Greg A. Robinson is a member of the Chinook Indian Nation located in Bay Center, Wash. His work draws inspiration from traditional Chinookan art forms and is a tribute to the living cultures of the Chinookan peoples of the Columbia River. Working primarily in wood and stone, he draws inspiration and technical knowledge from the study of ancient works in various collections, including the Portland Art Museum. As Robinson remarks, “Chinookan culture has been under-represented for many years. It is my goal as an artist, and teacher, to promote the richness and beauty of the indigenous native arts of the Columbia River.”
Sara Siestreem is Hanis Coos and a member of the Confederated Tribes of Coos, Lower Umpqua, and Siuslaw Tribes from the South Coast of Oregon. Through her work, such as the multimedia installation DAYS AND DAYS on view in the exhibition, Sara illustrates the unbroken continuum of Indigenous living culture and knowledge production. The work connects with Sara’s educational practice of activating traditional weaving processes and sourcing of materials in her own tribal community. “Conceptually, I am pointing to our original and continual occupation of this land, our traditional presence as contemporary and sophisticated people, and lastly,” Sara remarks, “as a display of sovereignty, evident in the daily practice of following the seasonal round and cultural lifeways.”
Center for Contemporary Native Art
The Museum’s Center for Contemporary Native Art is a dedicated gallery for presenting the work and perspectives of contemporary Native artists. After its opening in Fall 2015, the Center will host two rotating exhibitions each year and feature a range of related programming. At the core of this Center’s mission is the Museum’s commitment to partner with Native artists in co-creating the exhibitions, interpretation, and programming for the space. The Center’s exhibitions parallel the institution’s larger curatorial vision of intentionally bridging the past and present through integrating more contemporary artwork into the Native American galleries. This approach allows visitors to take away a greater understanding of Native peoples as not only still living but as sophisticated, dynamic, and changing.
The Center for Contemporary Native Art is supported by the Institute of Museum and Library Services and generous gifts from Mr. Mark J. and Dr. Jennifer Miller, Taffy Gould, Anonymous, and Exhibition Series Funders.

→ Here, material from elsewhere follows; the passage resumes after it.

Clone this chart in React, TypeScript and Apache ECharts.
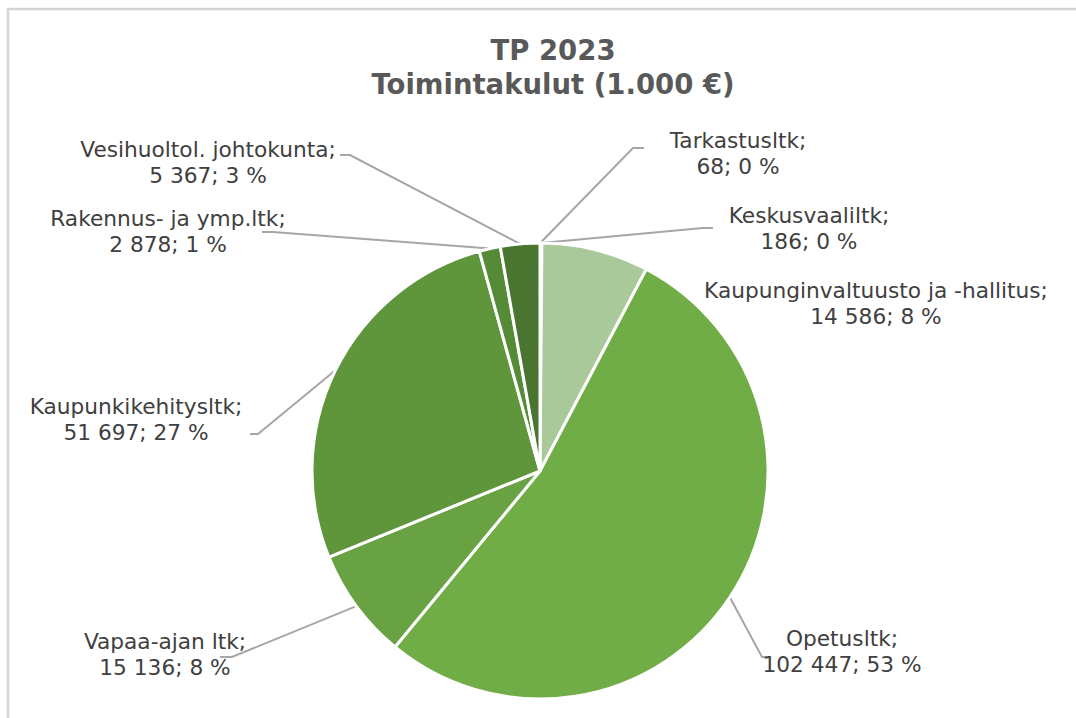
import React, { useEffect, useRef } from "react";
import * as echarts from "echarts";

const categories = [
  "Tarkastusltk",
  "Keskusvaaliltk",
  "Kaupunginvaltuusto ja -hallitus",
  "Opetusltk",
  "Vapaa-ajan ltk",
  "Kaupunkikehitysltk",
  "Rakennus- ja ymp.ltk",
  "Vesihuoltol. johtokunta",
];
const values = [68, 186, 14586, 102447, 15136, 51697, 2878, 5367];
const colors = ["#3f6a27", "#45702b", "#a9c99b", "#70ad47", "#68a242", "#5f963c", "#558a36", "#4a7530"];

// label anchor (center) and leader line elbow / end, layout only
const labelCenter = [
  [738, 153],
  [809, 228],
  [876, 303],
  [842, 651],
  [165, 654],
  [136, 419],
  [168, 231],
  [208, 162],
];
const leaderElbow: (number[] | null)[] = [
  [633, 148],
  [703, 228],
  null,
  [762, 657],
  [232, 657],
  [258, 434],
  [273, 232],
  [350, 155],
];
const leaderEnd: (number[] | null)[] = [
  [644, 148],
  [713, 228],
  null,
  [766, 657],
  [220, 657],
  [250, 434],
  [262, 232],
  [340, 155],
];

const total = values.reduce((a, b) => a + b, 0);
const fmt = (v: number) => String(v).replace(/\B(?=(\d{3})+(?!\d))/g, " ");

export default function App() {
  const ref = useRef<HTMLDivElement>(null);
  useEffect(() => {
    if (!ref.current) return;
    const chart = echarts.init(ref.current, null, { renderer: "svg" });
    chart.setOption({
      animation: false,
      backgroundColor: "#ffffff",
      title: {
        text: "TP 2023\nToimintakulut (1.000 €)",
        left: 548,
        top: 28,
        textAlign: "center",
        textStyle: {
          fontFamily: "DejaVu Sans",
          fontSize: 27.5,
          fontWeight: "bold",
          color: "#595959",
          lineHeight: 34,
        },
      },
      graphic: [
        {
          type: "rect",
          shape: { x: 8, y: 9, width: 1300, height: 1000 },
          style: { fill: "none", stroke: "#d4d4d4", lineWidth: 2.5 },
          silent: true,
        },
      ],
      series: [
        {
          type: "pie",
          center: [540, 471],
          radius: 228,
          startAngle: 90,
          clockwise: true,
          avoidLabelOverlap: false,
          itemStyle: { borderColor: "#ffffff", borderWidth: 3 },
          label: {
            show: true,
            position: "outside",
            fontFamily: "DejaVu Sans",
            fontSize: 21.7,
            lineHeight: 26,
            color: "#404040",
            align: "center",
            formatter: (p: any) =>
              p.name + ";\n" + fmt(p.value) + "; " + Math.round((p.value / total) * 100) + " %",
          },
          labelLine: {
            show: true,
            lineStyle: { color: "#a6a6a6", width: 2 },
          },
          labelLayout: (p: any) => {
            const i = p.dataIndex;
            const c = labelCenter[i];
            const out: any = { x: c[0], y: c[1], align: "center", verticalAlign: "middle" };
            const start = p.labelLinePoints ? p.labelLinePoints[0] : null;
            if (leaderElbow[i] && leaderEnd[i] && start) {
              out.labelLinePoints = [start, leaderElbow[i], leaderEnd[i]];
            } else if (start) {
              out.labelLinePoints = [start, start, start];
            }
            return out;
          },
          data: categories.map((n, i) => ({
            name: n,
            value: values[i],
            itemStyle: { color: colors[i] },
            labelLine: { show: leaderElbow[i] !== null },
          })),
        },
      ],
    });
    return () => chart.dispose();
  }, []);
  return (
    <div
      ref={ref}
      style={{ position: "absolute", left: 0, top: 0, width: 1076, height: 718 }}
    />
  );
}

This spring, the Center for Contemporary Native Art will present an exhibition featuring the work of Demian DinéYazhi’ (Diné) and Kali Spitzer (Kaska Dena/Jewish). Together, these artists will frame themes of gender, sexuality, and identity through the lens of their respective Indigenous cultural perspectives and traditional practices. Their work in the new Center will demonstrate their commitment to survivance, whichAnishinaabe scholar Gerald Vizenor defined as Indigenous self-expression in any medium that tells a story about an active Native presence in the world now. Survivance is more than mere survival—it is a way of life that nourishes Indigenous ways of knowing. Spitzer and DinéYazhi’ will create a transdisciplinary and multimedia space that reaffirms their dedication to cultural revitalization through language and social engagement—a contemporary and radical act of survivance.
SEPT 3, 2016 – FEB 26, 2017
This September, the Center for Contemporary Native Art CCNA gallery will showcase the revitalization of Coast Salish fiber weaving. Master weaver Susan Pavel will co-create the exhibition to demonstrate 40 years of Coast Salish weaving through master and apprentice relationships. “The call to weave resonates from a spiritual dimension that honors the quest to create,” Pavel says—and that call also requires that the knowledge be passed on. Trained by late master Subiyay (Bruce Miller), Pavel has trained several women who now also apprentice others. Through the hands of only a few, the art practice of Salish weaving is now a thriving cultural art form, having just celebrated its first international convening in February.